Starting as it means to go on the movie opens with a naked man hanging from a ceiling while knives are seen repeatedly launching into his face, to a camera lens sepia in its colour. While I assume the change to sepia was designed to cut down on the blood side, this trick actually makes the movie look far worse, and offers a pretty horrific opening, in fact possibly one of the most horrific openings of any movie. This little addition is not helped by the creepy voice of Bruno Legnani (Tonino Corazzari) recounting in an almost spellbinding way how he loves painting the colours of yellow, the yellow of his blood.
Into this mad world comes Stefano (Lino Capolicchio) an artist called to a small Island town in the middle of the country in which the church has a fresco of the slaughter of Saint Sebastian that has remained unfinished for many years. The fresco's original artist the aforementioned Legnani shrouded in mystery, is he alive, is he dead, and what on earth happened.
Having gone from one extreme to another the vicious stabbing at the start of the movie is followed up by Stefano's arrival to a beautifully romantic theme by composer Amedeo Tommasi, as his ferry transports he and several others including Francesca (Francesca Marciano) into this visually stunning isle.
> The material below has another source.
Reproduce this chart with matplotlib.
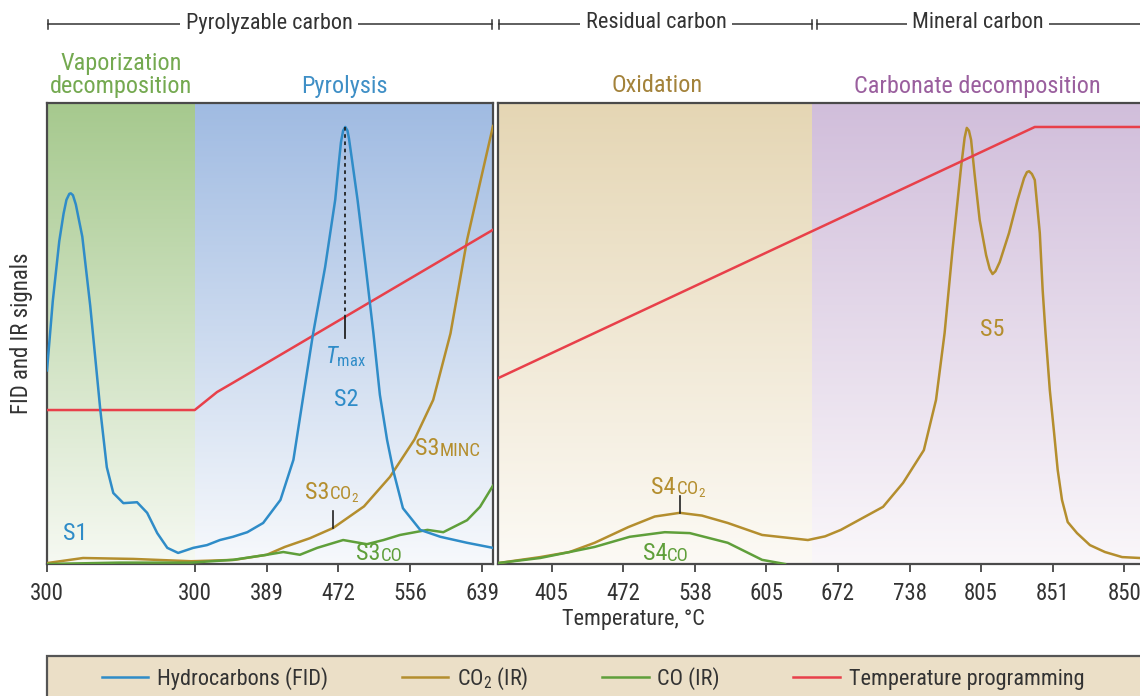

This stark contrast is one of many that viewers will encounter on their journey through this movie.
Romanticising about the movie is all well and good but it's time to get to the heart of the matter, the story is so full that the hour and forty minutes of storytelling are only just enough into this timeframe director/writer Pupi Avanti must fit a love story, a mystery about a woman confined to a bed, a mysterious tape recording, disappearances, a vicious and brutal murder, a religious prophecy, family secrets long since forgotten, a strange unwritten mystery that each and every one of the town's residents know about but will not reveal to outsiders, and of course a house with laughing windows.